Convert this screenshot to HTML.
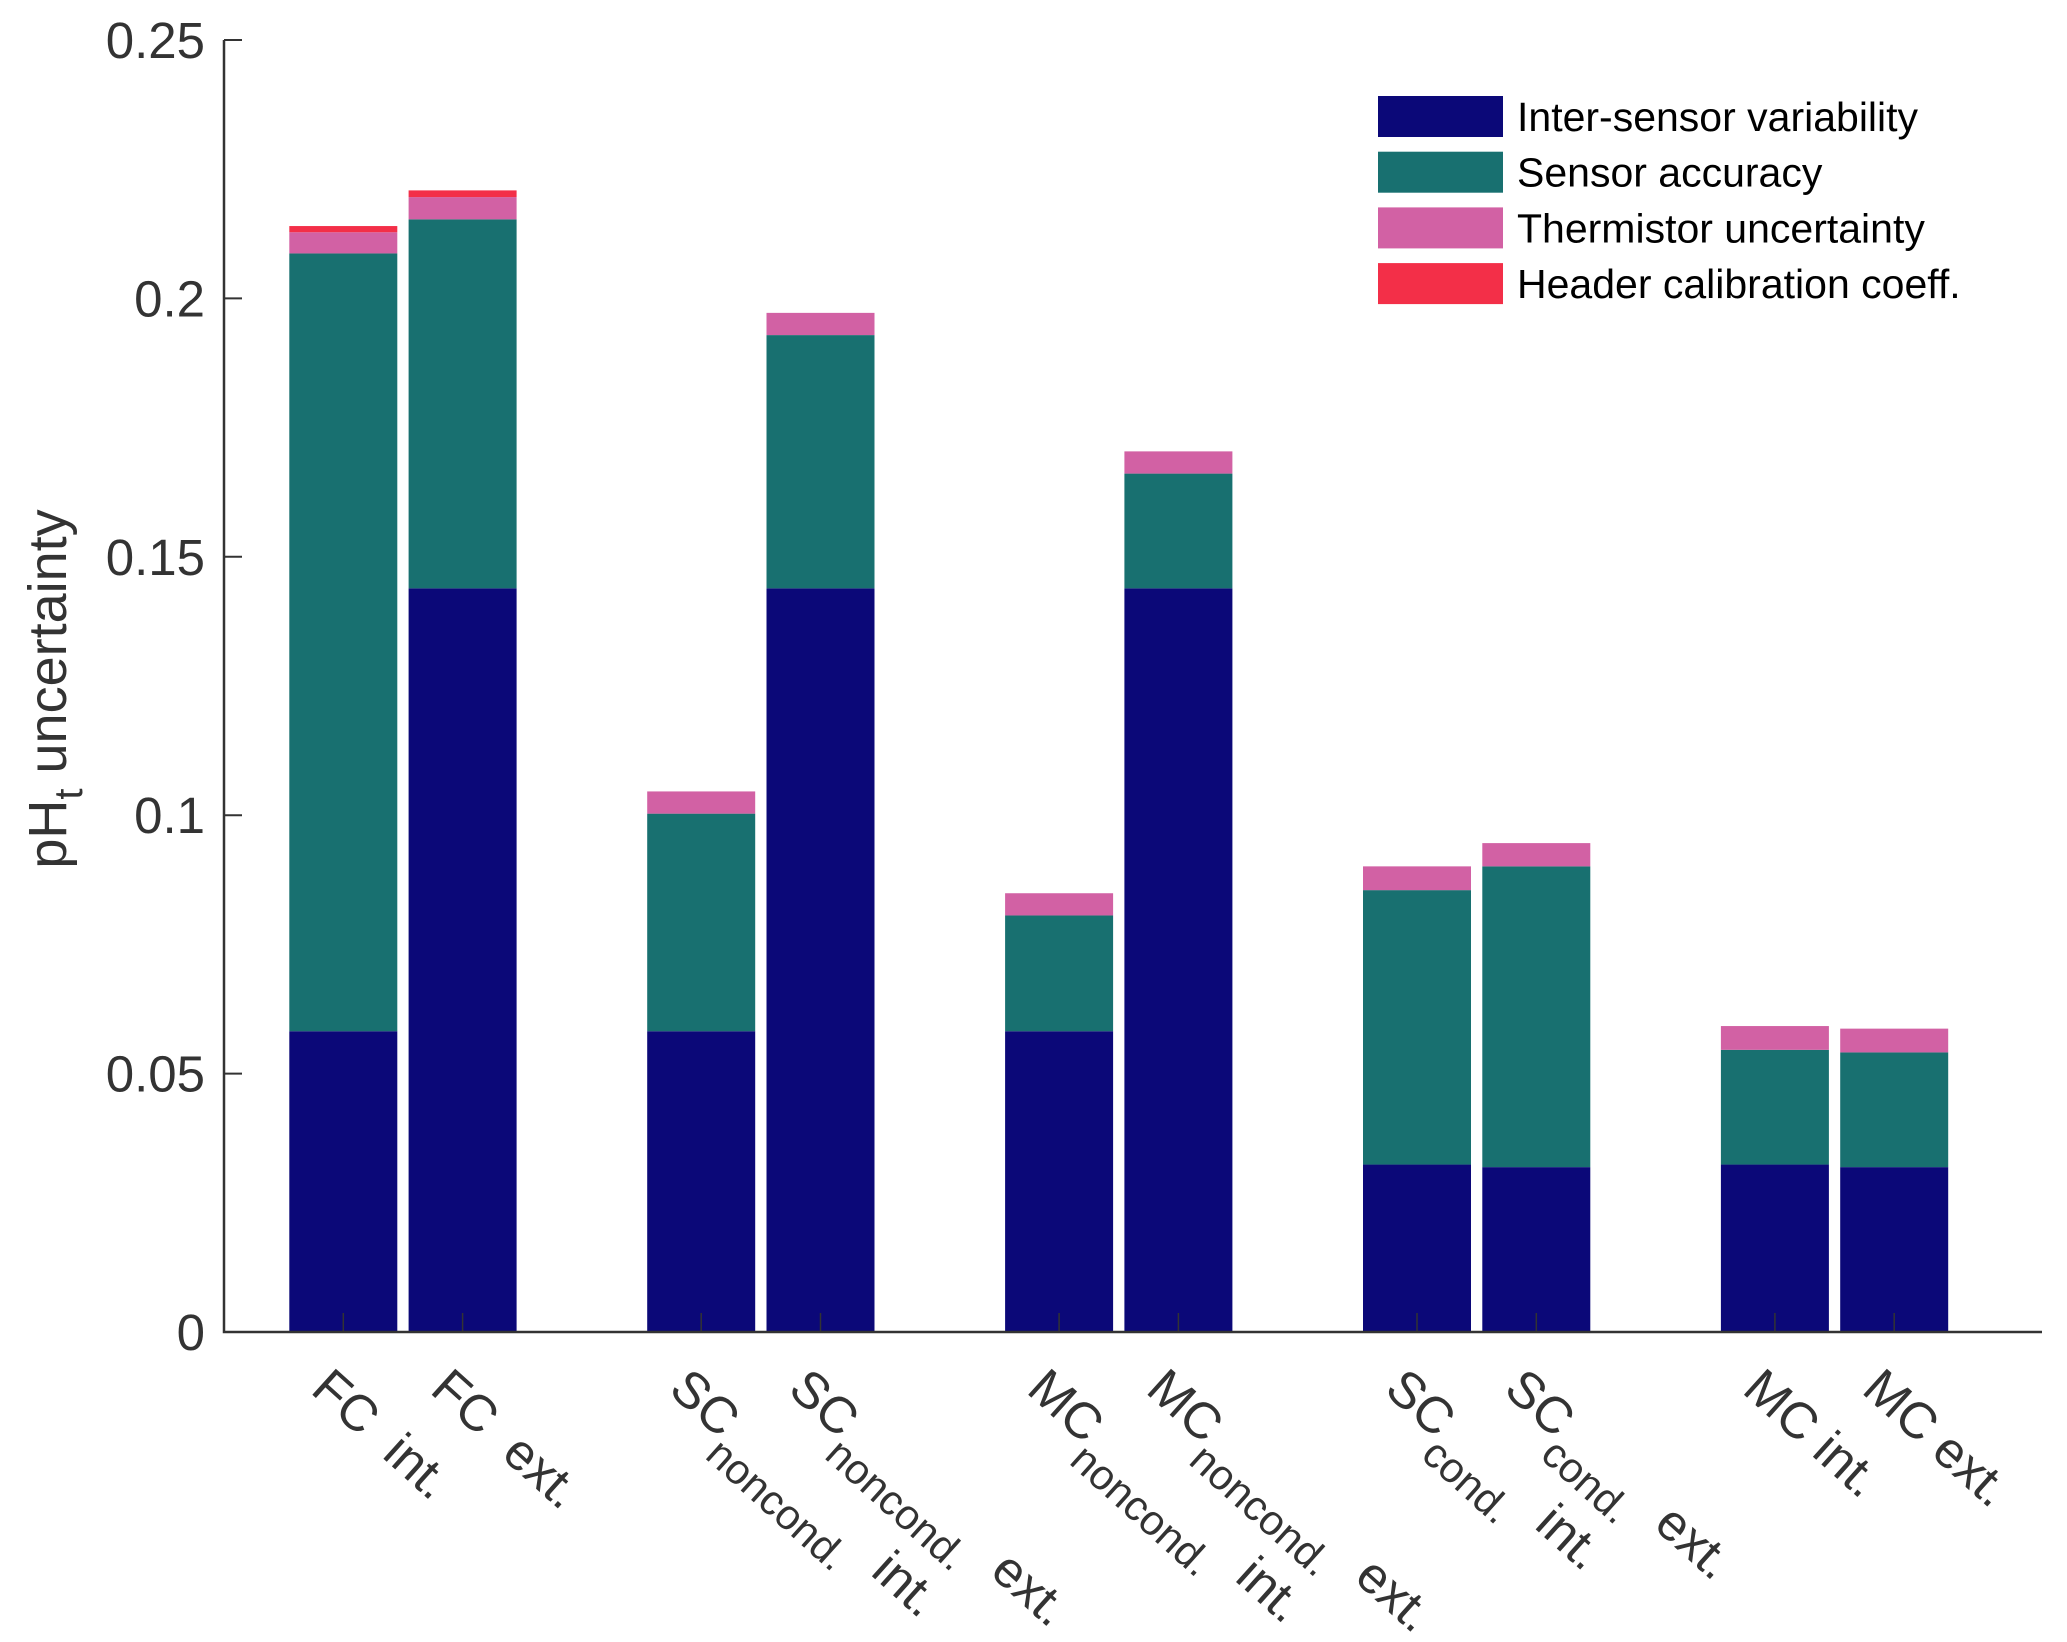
<!DOCTYPE html>
<html><head><meta charset="utf-8"><style>
html,body{margin:0;padding:0;background:#fff}
svg{display:block}
text{font-family:"Liberation Sans",Arial,sans-serif}
</style></head><body>
<svg id="chart" width="2067" height="1642" viewBox="0 0 2067 1642" xmlns="http://www.w3.org/2000/svg">
<g id="bars"></g>
<g id="axes"></g>
<text transform="translate(66,689) rotate(-90)" text-anchor="middle" font-size="54" fill="#333">pH<tspan font-size="40" dy="16">t</tspan><tspan dy="-16"> uncertainty</tspan></text>
<g id="legend"></g>
</svg>
<script>
const categories = ["FC int.","FC ext.","SC noncond. int.","SC noncond. ext.","MC noncond. int.","MC noncond. ext.","SC cond. int.","SC cond. ext.","MC int.","MC ext."];
const xPositions = [1,2,4,5,7,8,10,11,13,14];
const interSensor = [0.0582,0.1439,0.0582,0.1439,0.0582,0.1439,0.0324,0.0319,0.0324,0.0319];
const sensorAccuracy = [0.1505,0.0714,0.0421,0.0490,0.0224,0.0222,0.0531,0.0582,0.0222,0.0222];
const thermistor = [0.0041,0.0043,0.0043,0.0043,0.0043,0.0043,0.0046,0.0045,0.0046,0.0046];
const headerCal = [0.0012,0.0013,0,0,0,0,0,0,0,0];
const seriesNames = ["Inter-sensor variability","Sensor accuracy","Thermistor uncertainty","Header calibration coeff."];
const seriesColors = ["#0b0878","#187070","#d261a4","#f32f48"];
const yTicks = [0,0.05,0.1,0.15,0.2,0.25];
const yTickLabels = ["0","0.05","0.1","0.15","0.2","0.25"];
const labelMain = ["FC\u00a0\u00a0int.","FC\u00a0\u00a0ext.","SC","SC","MC","MC","SC","SC","MC int.","MC ext."];
const labelSub = ["","","noncond.","noncond.","noncond.","noncond.","cond.","cond.","",""];
const labelTail = ["","","\u00a0 int.","\u00a0 ext.","\u00a0 int.","\u00a0 ext.","\u00a0 int.","\u00a0 ext.","",""];

const NS="http://www.w3.org/2000/svg";
const X0=224, X1=2042, Y0=1332, Y1=40, unit=119.3, barW=108;
const xs=v=>X0+v*unit;
const ys=v=>Y0-(v/0.25)*(Y0-Y1);
function mk(tag,parent){const e=document.createElementNS(NS,tag);parent.appendChild(e);return e;}
const bars=document.getElementById('bars');
const series=[interSensor,sensorAccuracy,thermistor,headerCal];
const snames=['inter-sensor','sensor-accuracy','thermistor','header-cal'];
categories.forEach((c,i)=>{
  let base=0;
  series.forEach((s,k)=>{
    const v=s[i]; if(v<=0) return;
    const r=mk('rect',bars);
    
    
    r.setAttribute('x',xs(xPositions[i])-barW/2);
    r.setAttribute('width',barW);
    r.setAttribute('y',ys(base+v));
    r.setAttribute('height',ys(base)-ys(base+v));
    r.setAttribute('fill',seriesColors[k]);
    base+=v;
  });
});
const axes=document.getElementById('axes');
const al=mk('path',axes);


al.setAttribute('d',`M${X0},${Y1} V${Y0} H${X1}`);
al.setAttribute('stroke','#333');al.setAttribute('stroke-width','2.5');al.setAttribute('fill','none');
yTicks.forEach((t,i)=>{
  const l=mk('line',axes);
  
  
  l.setAttribute('x1',X0);l.setAttribute('x2',X0+18);l.setAttribute('y1',ys(t));l.setAttribute('y2',ys(t));
  l.setAttribute('stroke','#333');l.setAttribute('stroke-width','2');
  const tx=mk('text',axes);
  
  
  tx.setAttribute('x',205);tx.setAttribute('y',ys(t)+18);tx.setAttribute('text-anchor','end');
  tx.setAttribute('font-size','51');tx.setAttribute('fill','#333');
  tx.textContent=yTickLabels[i];
});
categories.forEach((c,i)=>{
  const x=xs(xPositions[i]);
  const l=mk('line',axes);
  
  
  l.setAttribute('x1',x);l.setAttribute('x2',x);l.setAttribute('y1',Y0);l.setAttribute('y2',Y0-19);
  l.setAttribute('stroke','#333');l.setAttribute('stroke-width','1.5');
  const t=mk('text',axes);
  
  
  t.setAttribute('transform',`translate(${x-34},1392) rotate(42)`);
  t.setAttribute('font-size','51');t.setAttribute('fill','#333');
  const a=mk('tspan',t);a.textContent=labelMain[i];
  if(labelSub[i]){
    const b=mk('tspan',t);b.setAttribute('font-size','42');b.setAttribute('dy','24');b.textContent=labelSub[i];
    const d=mk('tspan',t);d.setAttribute('dy','-24');d.textContent=labelTail[i];
  }
});
const lg=document.getElementById('legend');
seriesNames.forEach((n,k)=>{
  const y=96+k*55.7;
  const r=mk('rect',lg);
  
  
  r.setAttribute('x',1378);r.setAttribute('y',y);r.setAttribute('width',125);r.setAttribute('height',41);
  r.setAttribute('fill',seriesColors[k]);
  const t=mk('text',lg);
  
  
  t.setAttribute('x',1517);t.setAttribute('y',y+35);t.setAttribute('font-size','41');t.setAttribute('fill','#000');
  t.textContent=n;
});
</script>
</body></html>
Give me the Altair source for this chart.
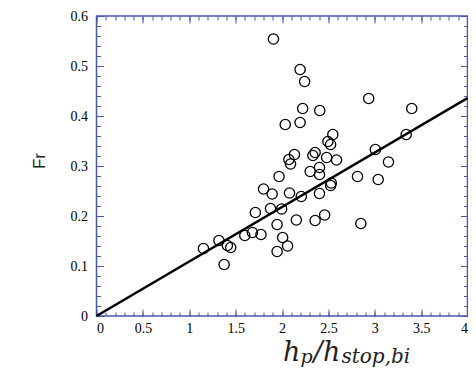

■ ■ ■ ■ ■ ■ ■

**Given problem**. Please transcribe the material above exactly as written. Leave the pictures out.

**Reply**.
Convert this screenshot to HTML.
<!DOCTYPE html>
<html><head><meta charset="utf-8"><style>
html,body{margin:0;padding:0;background:#fff}
svg{display:block}
text{font-family:"Liberation Sans",Arial,sans-serif}
</style></head><body>
<svg id="chart" width="2067" height="1642" viewBox="0 0 2067 1642" xmlns="http://www.w3.org/2000/svg">
<g id="bars"></g>
<g id="axes"></g>
<text transform="translate(66,689) rotate(-90)" text-anchor="middle" font-size="54" fill="#333">pH<tspan font-size="40" dy="16">t</tspan><tspan dy="-16"> uncertainty</tspan></text>
<g id="legend"></g>
</svg>
<script>
const categories = ["FC int.","FC ext.","SC noncond. int.","SC noncond. ext.","MC noncond. int.","MC noncond. ext.","SC cond. int.","SC cond. ext.","MC int.","MC ext."];
const xPositions = [1,2,4,5,7,8,10,11,13,14];
const interSensor = [0.0582,0.1439,0.0582,0.1439,0.0582,0.1439,0.0324,0.0319,0.0324,0.0319];
const sensorAccuracy = [0.1505,0.0714,0.0421,0.0490,0.0224,0.0222,0.0531,0.0582,0.0222,0.0222];
const thermistor = [0.0041,0.0043,0.0043,0.0043,0.0043,0.0043,0.0046,0.0045,0.0046,0.0046];
const headerCal = [0.0012,0.0013,0,0,0,0,0,0,0,0];
const seriesNames = ["Inter-sensor variability","Sensor accuracy","Thermistor uncertainty","Header calibration coeff."];
const seriesColors = ["#0b0878","#187070","#d261a4","#f32f48"];
const yTicks = [0,0.05,0.1,0.15,0.2,0.25];
const yTickLabels = ["0","0.05","0.1","0.15","0.2","0.25"];
const labelMain = ["FC\u00a0\u00a0int.","FC\u00a0\u00a0ext.","SC","SC","MC","MC","SC","SC","MC int.","MC ext."];
const labelSub = ["","","noncond.","noncond.","noncond.","noncond.","cond.","cond.","",""];
const labelTail = ["","","\u00a0 int.","\u00a0 ext.","\u00a0 int.","\u00a0 ext.","\u00a0 int.","\u00a0 ext.","",""];

const NS="http://www.w3.org/2000/svg";
const X0=224, X1=2042, Y0=1332, Y1=40, unit=119.3, barW=108;
const xs=v=>X0+v*unit;
const ys=v=>Y0-(v/0.25)*(Y0-Y1);
function mk(tag,parent){const e=document.createElementNS(NS,tag);parent.appendChild(e);return e;}
const bars=document.getElementById('bars');
const series=[interSensor,sensorAccuracy,thermistor,headerCal];
const snames=['inter-sensor','sensor-accuracy','thermistor','header-cal'];
categories.forEach((c,i)=>{
  let base=0;
  series.forEach((s,k)=>{
    const v=s[i]; if(v<=0) return;
    const r=mk('rect',bars);
    
    
    r.setAttribute('x',xs(xPositions[i])-barW/2);
    r.setAttribute('width',barW);
    r.setAttribute('y',ys(base+v));
    r.setAttribute('height',ys(base)-ys(base+v));
    r.setAttribute('fill',seriesColors[k]);
    base+=v;
  });
});
const axes=document.getElementById('axes');
const al=mk('path',axes);


al.setAttribute('d',`M${X0},${Y1} V${Y0} H${X1}`);
al.setAttribute('stroke','#333');al.setAttribute('stroke-width','2.5');al.setAttribute('fill','none');
yTicks.forEach((t,i)=>{
  const l=mk('line',axes);
  
  
  l.setAttribute('x1',X0);l.setAttribute('x2',X0+18);l.setAttribute('y1',ys(t));l.setAttribute('y2',ys(t));
  l.setAttribute('stroke','#333');l.setAttribute('stroke-width','2');
  const tx=mk('text',axes);
  
  
  tx.setAttribute('x',205);tx.setAttribute('y',ys(t)+18);tx.setAttribute('text-anchor','end');
  tx.setAttribute('font-size','51');tx.setAttribute('fill','#333');
  tx.textContent=yTickLabels[i];
});
categories.forEach((c,i)=>{
  const x=xs(xPositions[i]);
  const l=mk('line',axes);
  
  
  l.setAttribute('x1',x);l.setAttribute('x2',x);l.setAttribute('y1',Y0);l.setAttribute('y2',Y0-19);
  l.setAttribute('stroke','#333');l.setAttribute('stroke-width','1.5');
  const t=mk('text',axes);
  
  
  t.setAttribute('transform',`translate(${x-34},1392) rotate(42)`);
  t.setAttribute('font-size','51');t.setAttribute('fill','#333');
  const a=mk('tspan',t);a.textContent=labelMain[i];
  if(labelSub[i]){
    const b=mk('tspan',t);b.setAttribute('font-size','42');b.setAttribute('dy','24');b.textContent=labelSub[i];
    const d=mk('tspan',t);d.setAttribute('dy','-24');d.textContent=labelTail[i];
  }
});
const lg=document.getElementById('legend');
seriesNames.forEach((n,k)=>{
  const y=96+k*55.7;
  const r=mk('rect',lg);
  
  
  r.setAttribute('x',1378);r.setAttribute('y',y);r.setAttribute('width',125);r.setAttribute('height',41);
  r.setAttribute('fill',seriesColors[k]);
  const t=mk('text',lg);
  
  
  t.setAttribute('x',1517);t.setAttribute('y',y+35);t.setAttribute('font-size','41');t.setAttribute('fill','#000');
  t.textContent=n;
});
</script>
</body></html>
Give me the Altair source for this chart.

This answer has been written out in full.